Digital biomarkers: reinventing patient monitoring and care

In recent years, the pharmaceutical industry and academic community have increasingly acknowledged the limitations of traditional clinical measures, tests and scores to assess the disease status across manifold disease areas. The consensus is clear: there is a pressing need for more accurate and sensitive measurement tools.

After searching for liquid biomarkers that promise to predict disease outcomes, the focus is shifting now to improved clinical outcome measures. Existing traditional tests face three primary challenges: they are usually non-continuous, often subjective and not sensitive enough to detect subtle changes in a patient’s well-being.

Take, for instance, the 6-minute walk test (6MWT) used for patients with respiratory, cardiac or neurological conditions. This test is typically conducted during a patient’s visit with the physician, usually every six months. While the test provides a snapshot of the patient’s condition on that specific day, it fails to capture the patient’s health status over the preceding six months.

In the case of neurological conditions like myasthenia gravis (MG), characterised by strongly fluctuating symptomatology, patients are usually assessed using either patient-reported outcomes (PRO) or healthcare professional-reported outcomes (HRO). However, these patients often feel that physicians underestimate their disease severity. Likewise, physicians are challenged to comprehensively assess a patient’s status when seeing the patient only every six to 12 months.

Similarly, in multiple sclerosis (MS), the expanded disability status scale (EDSS) may not adequately detect early disease progression or subtle changes in patient disability, limiting its short-term utility, especially in the early stages of the disease.

Digital biomarker tools offer the promise of solving many of these challenges posed by traditional measurements.

While the concept is not entirely new, the initial wave of digital tools – mainly consisting of tests and games based on patient input – suffered from low adherence, as patients lost interest after several months without perceiving clear benefits.

We are now witnessing the emergence of a second wave of digital biomarker tools. These tools leverage lessons learned from previous failures and utilise advanced wearables, such as smartwatches and sensor-embedded devices, to collect data passively. Patients only need to consistently wear these devices, which can discreetly integrate into daily life without the stigma of a medical device. Advances in AI and big data analytics further enhance the ability to interpret the vast amount of data collected.

An innovative example is Neurokeys, developed by the Amsterdam-based company Neurocast, a digital biomarker solution that passively collects data on keyboard dynamics to assess brain function. Analysing typing patterns on smartphones provides valuable insights into neurological conditions such as MS, Alzheimer’s disease and depression, allowing to diagnose disease early on or detect subtle changes in disease progression.

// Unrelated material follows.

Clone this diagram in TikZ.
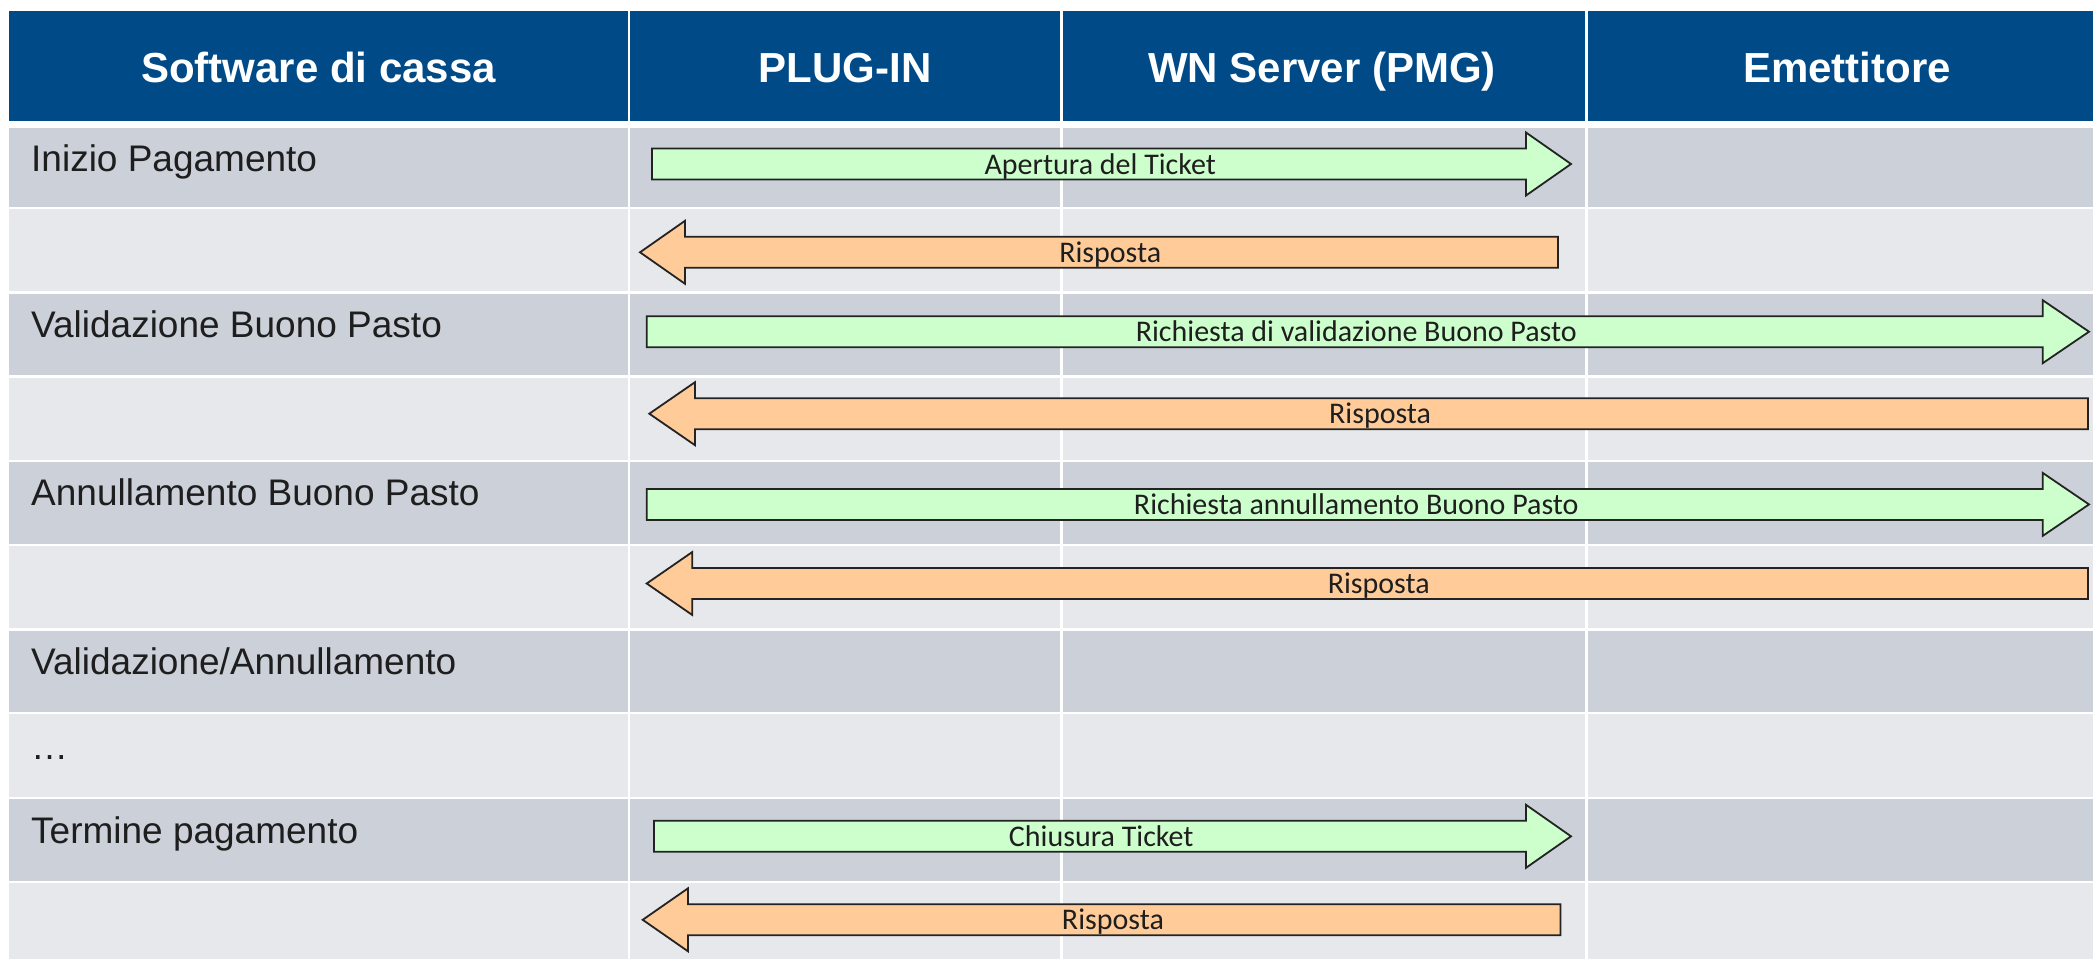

Another unconventional way to capture characteristics of gait and walking function in patients with neuromuscular disorders (NMD) is AI-enabled insoles. The insoles incorporate sensors that utilise advanced AI to analyse mobility patterns and provide continuous, objective insights into NMD progression. This technology is particularly promising for conditions like muscular dystrophy and amyotrophic lateral sclerosis (ALS), offering a more nuanced assessment of disease with the potential of a more personalised treatment approach.

Utilising more widely available wearable technology, such as the Apple Watch, the Watch-PD study aims to monitor and potentially predict the progression of Parkinson’s disease (PD). This study collects continuous data on movement and physiological parameters from the Apple Watch. It highlights the feasibility of using consumer-grade wearable technology to detect subtle changes in motor symptoms associated with PD. The data collected enables the development of algorithms that predict disease progression to optimise treatment strategies.

These examples represent only a tiny selection from a steadily growing universe of digital biomarker solutions. They hold significant promise for pharmaceutical companies, healthcare providers and healthcare systems alike, by addressing the limitations of traditional measurements in both clinical trials and routine clinical care. They offer continuous, objective and sensitive metrics that can comprehensively characterise the disease state and capture subtle changes in patient health, thereby improving disease management and therapeutic outcomes.

However, to fully realise their potential, it is crucial to tailor digital biomarker solutions to the specific needs of each disease indication. The requirements vary significantly from one condition to another, necessitating an indication-specific and potentially a personalised approach to implementation.

By understanding and defining the unique needs of each indication, stakeholders can maximise the value of digital biomarkers, ultimately enhancing patient care and our understanding of disease evolution. The future of patient monitoring and disease management lies in the strategic integration of these advanced digital tools, paving the way for a new era of precision medicine.

References are available on request.